Show, Don’t (Just) Tell (updating a handout)

I trimmed out some stale examples and added these examples to my handout on showing and telling.

What if your goal were to write about your favorite sport.

No Telling (No Details)

I like many different sports, from skiing to rock-climbing, but when it comes right down to it, I would have to say that ping-pong is my favorite sport.
(Snooze. This kind of writing can help you meet a word count, but it really boils down to “I like ping-pong.”  All the rest is filler. There’s nothing in this passage that expresses how the author feels about ping-pong, and nothing that informs or persuades the reader.)

MaybeTelling (Dry Details)

I think ping-pong is a really interesting sport. Casual players may find it relaxing, but to get really good, you need manual dexterity, agility and endurance.

(While the author has added details, those details merely assist the telling — this passage still starts out with a version of “I
like ping-pong.” A reader who doesn’t already love ping-pong will have no reason to change his or her mind.)

YesShowing with Detail

Ping-pong may look like a relaxing pastime, but for experts, winning the game requires manual dexterity, agility, and endurance.

(While there’s nothing particularly engaging in this opening, if the rest of the paper demonstrates that, in order to make
the transition from “relaxing pastime” to “winning the game,” you need “dexterity,” “agility” and “endurance,” then you see that this sentence isn’t just a random list of stuff to talk about. This opening line isn’t just throat-clearing or filler — it’s a carefully chosen table of contents, mentioning the topic of each of the supporting paragraphs.)

YesShowing with Emotion

He’s drenched in sweat, his knuckles are white, he’s on the other side of the ping-pong table, and I’m about to bring him down.

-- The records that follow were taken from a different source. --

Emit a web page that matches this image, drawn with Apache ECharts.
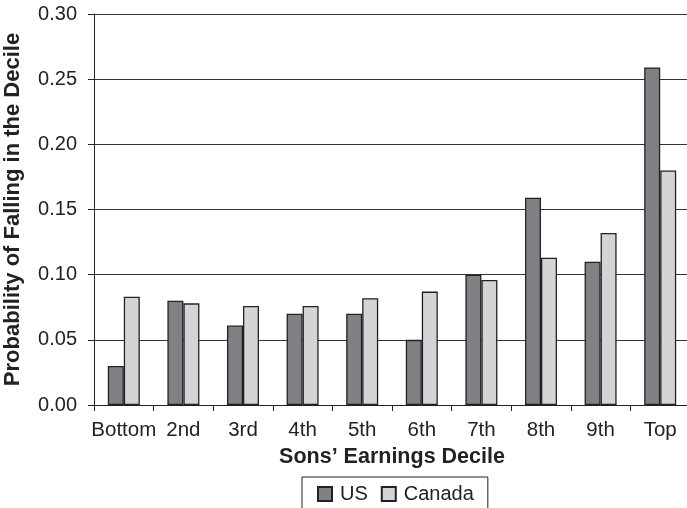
<!DOCTYPE html>
<html><head><meta charset="utf-8">
<script src="https://cdn.jsdelivr.net/npm/echarts@6/dist/echarts.min.js"></script>
<style>html,body{margin:0;padding:0;background:#fff}#c{width:687px;height:508px}</style>
</head><body><div id="c"></div>
<script>
const categories = ['Bottom','2nd','3rd','4th','5th','6th','7th','8th','9th','Top'];
const usValues = [0.030,0.080,0.061,0.070,0.070,0.050,0.100,0.159,0.110,0.259];
const canadaValues = [0.083,0.078,0.076,0.076,0.082,0.087,0.096,0.113,0.132,0.180];
const seriesNames = ['US','Canada'];

const F = '"Liberation Sans", Arial, sans-serif';
const chart = echarts.init(document.getElementById('c'), null, {renderer:'canvas'});
chart.setOption({
  animation:false,
  grid:{left:94, right:-3, top:14, bottom:103, containLabel:false, outerBoundsMode:'none'},
  legend:{
    data:seriesNames, left:302, top:477,
    orient:'horizontal', icon:'rect', itemWidth:14, itemHeight:14, itemGap:13,
    borderColor:'#222', borderWidth:1, padding:[7,14,20,15],
    textStyle:{fontFamily:F, fontSize:20, color:'#222', padding:[0,0,0,3]}
  },
  xAxis:{
    type:'category', data:categories,
    name:'Sons\u2019 Earnings Decile', nameLocation:'middle', nameGap:39,
    nameTextStyle:{fontFamily:F, fontSize:21.5, fontWeight:'bold', color:'#222'},
    axisLine:{lineStyle:{color:'#222', width:1}},
    axisTick:{show:true, alignWithLabel:false, length:6, lineStyle:{color:'#222'}},
    axisLabel:{interval:0, fontFamily:F, fontSize:20.5, color:'#222', margin:15}
  },
  yAxis:{
    type:'value', min:0, max:0.30, interval:0.05,
    name:'Probability of Falling in the Decile', nameLocation:'middle', nameGap:70,
    nameTextStyle:{fontFamily:F, fontSize:22, fontWeight:'bold', color:'#222'},
    axisLine:{show:true, lineStyle:{color:'#222', width:1}},
    axisTick:{show:true, length:6, lineStyle:{color:'#222'}},
    axisLabel:{fontFamily:F, fontSize:20, color:'#222', margin:17, formatter:v=>v.toFixed(2)},
    splitLine:{show:true, lineStyle:{color:'#333', width:1.2}}
  },
  series:[
    {name:seriesNames[0], type:'bar', data:usValues, barWidth:16, barGap:'0%',
     itemStyle:{color:'#808184', borderColor:'#222', borderWidth:1.3}},
    {name:seriesNames[1], type:'bar', data:canadaValues, barWidth:16, barGap:'0%',
     itemStyle:{color:'#d3d4d6', borderColor:'#222', borderWidth:1.3}}
  ]
});
</script></body></html>
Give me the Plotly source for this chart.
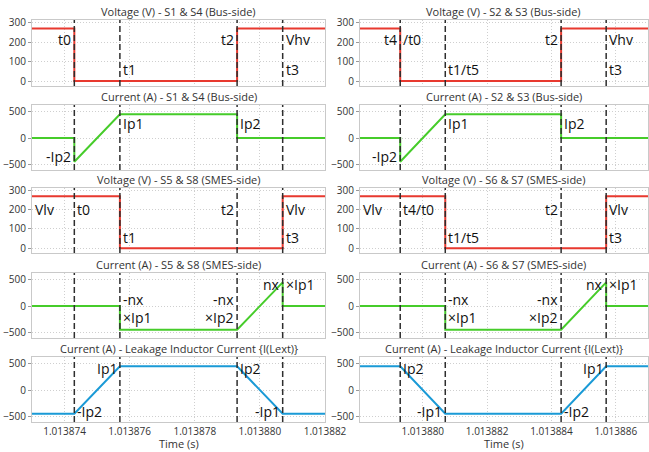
import plotly.graph_objects as go

# ---------------- data ----------------
# switching instants (s) for each column
t_left = [1.0138743, 1.0138757, 1.0138793, 1.0138807]
t_right = [1.0138793, 1.0138807, 1.0138843, 1.0138857]
xrange_left = [1.013873, 1.013882]
xrange_right = [1.01387805, 1.013887]

# time grid: start, t0, t0, t1, t1, t2, t2, t3, t3, end
time_left = [xrange_left[0], t_left[0], t_left[0], t_left[1], t_left[1],
             t_left[2], t_left[2], t_left[3], t_left[3], xrange_left[1]]
time_right = [xrange_right[0], t_right[0], t_right[0], t_right[1], t_right[1],
              t_right[2], t_right[2], t_right[3], t_right[3], xrange_right[1]]

v_bus = [270, 270, 0, 0, 0, 0, 270, 270, 270, 270]
i_bus = [0, 0, -445, 445, 445, 445, 0, 0, 0, 0]
v_smes = [270, 270, 270, 270, 0, 0, 0, 0, 270, 270]
i_smes = [0, 0, 0, 0, -445, -445, -445, 445, 0, 0]
i_leak_left = [-445, -445, -445, 445, 445, 445, 445, -445, -445, -445]
i_leak_right = [445, 445, 445, -445, -445, -445, -445, 445, 445, 445]

titles_left = ["Voltage (V) - S1 & S4 (Bus-side)", "Current (A) - S1 & S4 (Bus-side)",
               "Voltage (V) - S5 & S8 (SMES-side)", "Current (A) - S5 & S8 (SMES-side)",
               "Current (A) - Leakage Inductor Current {I(Lext)}"]
titles_right = ["Voltage (V) - S2 & S3 (Bus-side)", "Current (A) - S2 & S3 (Bus-side)",
                "Voltage (V) - S6 & S7 (SMES-side)", "Current (A) - S6 & S7 (SMES-side)",
                "Current (A) - Leakage Inductor Current {I(Lext)}"]

x_ticks = [1.013874, 1.013876, 1.013878, 1.013880, 1.013882, 1.013884, 1.013886]
x_ticktext = ["1.013874", "1.013876", "1.013878", "1.013880", "1.013882", "1.013884", "1.013886"]

RED = "#e8392f"
GREEN = "#46cc2a"
BLUE = "#1a9ad6"
FONT = "Open Sans"

# ---------------- layout geometry ----------------
W, H = 649, 452
col_px = [(32, 325), (360, 648)]
row_px = [(20, 86), (105, 170), (188, 253), (273, 338), (357, 422)]

fig = go.Figure()

series_left = [(v_bus, RED), (i_bus, GREEN), (v_smes, RED), (i_smes, GREEN), (i_leak_left, BLUE)]
series_right = [(v_bus, RED), (i_bus, GREEN), (v_smes, RED), (i_smes, GREEN), (i_leak_right, BLUE)]

shapes = []
annotations = []


def axname(k):
    return "" if k == 1 else str(k)


for r in range(5):
    for c in range(2):
        k = r * 2 + c + 1
        s = axname(k)
        times = time_left if c == 0 else time_right
        vals, colr = (series_left if c == 0 else series_right)[r]
        fig.add_trace(go.Scatter(x=times, y=vals, mode="lines",
                                 line=dict(color=colr, width=2),
                                 xaxis="x" + s, yaxis="y" + s, showlegend=False,
                                 hoverinfo="skip"))
        x0p, x1p = col_px[c]
        y0p, y1p = row_px[r]
        is_volt = r in (0, 2)
        xr = xrange_left if c == 0 else xrange_right
        fig.layout["xaxis" + s] = dict(
            domain=[x0p / W, x1p / W], anchor="y" + s, range=xr, automargin=False,
            tickvals=x_ticks, ticktext=x_ticktext,
            showticklabels=(r == 4),
            showgrid=True, gridcolor="#cfcfcf", griddash="1px,2px", gridwidth=1,
            showline=True, mirror=True, linecolor="#c9c9c9", linewidth=1,
            zeroline=False, ticks="", tickfont=dict(family=FONT, size=10, color="#333"),
        )
        fig.layout["yaxis" + s] = dict(
            domain=[1 - y1p / H, 1 - y0p / H], anchor="x" + s, automargin=False,
            range=[-25, 313] if is_volt else [-600, 620],
            tickvals=[0, 100, 200, 300] if is_volt else [-500, 0, 500],
            showgrid=True, gridcolor="#cfcfcf", griddash="1px,2px", gridwidth=1,
            showline=True, mirror=True, linecolor="#c9c9c9", linewidth=1,
            zeroline=False, ticks="outside", ticklen=3, tickcolor="#999",
            tickfont=dict(family=FONT, size=10, color="#333"),
        )
        tt = t_left if c == 0 else t_right
        for t in tt:
            shapes.append(dict(type="line", xref="x" + s, yref="y" + s + " domain",
                               x0=t, x1=t, y0=0, y1=1, layer="above",
                               line=dict(color="#2e2e2e", width=1.5, dash="6px,3px")))
        title = (titles_left if c == 0 else titles_right)[r]
        annotations.append(dict(text=title, xref="x" + s + " domain", yref="y" + s + " domain",
                                x=0.5, y=1, yanchor="bottom", xanchor="center", yshift=-1,
                                showarrow=False, font=dict(family=FONT, size=11, color="#333")))
        if r == 4:
            annotations.append(dict(text="Time (s)", xref="x" + s + " domain", yref="paper",
                                    x=0.5, y=0, yanchor="bottom", xanchor="center", yshift=-1,
                                    showarrow=False, font=dict(family=FONT, size=11, color="#333")))


def lab(k, text, x, y, side):
    s = axname(k)
    annotations.append(dict(text=text, xref="x" + s, yref="y" + s, x=x, y=y,
                            xanchor="right" if side == "l" else "left", yanchor="middle",
                            align="right" if side == "l" else "left",
                            xshift=-1 if side == "l" else 1,
                            showarrow=False, font=dict(family=FONT, size=14, color="#111")))


L, R = t_left, t_right
# Row 1
lab(1, "t0", L[0], 214, "l"); lab(1, "t1", L[1], 60, "r"); lab(1, "t2", L[2], 214, "l")
lab(1, "Vhv", L[3], 214, "r"); lab(1, "t3", L[3], 60, "r")
lab(2, "t4", R[0], 214, "l"); lab(2, "/t0", R[0], 214, "r"); lab(2, "t1/t5", R[1], 60, "r")
lab(2, "t2", R[2], 214, "l"); lab(2, "Vhv", R[3], 214, "r"); lab(2, "t3", R[3], 60, "r")
# Row 2
for k, T in ((3, L), (4, R)):
    lab(k, "-Ip2", T[0], -340, "l"); lab(k, "Ip1", T[1], 270, "r"); lab(k, "Ip2", T[2], 270, "r")
# Row 3
lab(5, "Vlv", xrange_left[0], 203, "r"); lab(5, "t0", L[0], 203, "r"); lab(5, "t1", L[1], 56, "r")
lab(5, "t2", L[2], 203, "l"); lab(5, "Vlv", L[3], 203, "r"); lab(5, "t3", L[3], 56, "r")
lab(6, "Vlv", xrange_right[0], 203, "r"); lab(6, "t4/t0", R[0], 203, "r"); lab(6, "t1/t5", R[1], 56, "r")
lab(6, "t2", R[2], 203, "l"); lab(6, "Vlv", R[3], 203, "r"); lab(6, "t3", R[3], 56, "r")
# Row 4
for k, T in ((7, L), (8, R)):
    lab(k, "-nx<br>×Ip1", T[1], -45, "r")
    lab(k, "-nx<br>×Ip2", T[2], -45, "l")
    lab(k, "nx", T[3], 410, "l"); lab(k, "×Ip1", T[3], 410, "r")
# Row 5
lab(9, "-Ip2", L[0], -400, "r"); lab(9, "Ip1", L[1], 400, "l")
lab(9, "Ip2", L[2], 400, "r"); lab(9, "-Ip1", L[3], -400, "l")
lab(10, "Ip2", R[0], 400, "r"); lab(10, "-Ip1", R[1], -400, "l")
lab(10, "-Ip2", R[2], -400, "r"); lab(10, "Ip1", R[3], 400, "l")

fig.update_layout(width=W, height=H, margin=dict(l=0, r=0, t=0, b=0),
                  paper_bgcolor="white", plot_bgcolor="white",
                  shapes=shapes, annotations=annotations,
                  font=dict(family=FONT, size=10, color="#333"))

fig.write_html("out.html", config={"displayModeBar": False},
               post_script="document.body.style.margin='0';document.body.style.overflow='hidden';")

(There’s no need for the author of the last sample to write, “I like ping-pong” or “ping-pong is more serious than you think,” because the vivid details all show these points. The fact that the opponent is sweating means you need endurance. The fact that his knuckles are white suggest he’s nervous. The author’s claim “I’m about to bring him down” suggests that attitude and psychology play a role in ping-pong. This document might not be as technically or factually informative as the “Showing
with Detail” paragraph, but if your goal is to convey the idea that ping-pong is worthy of serious attention, then you might motivate your reader to reconsider their opinion of the game.)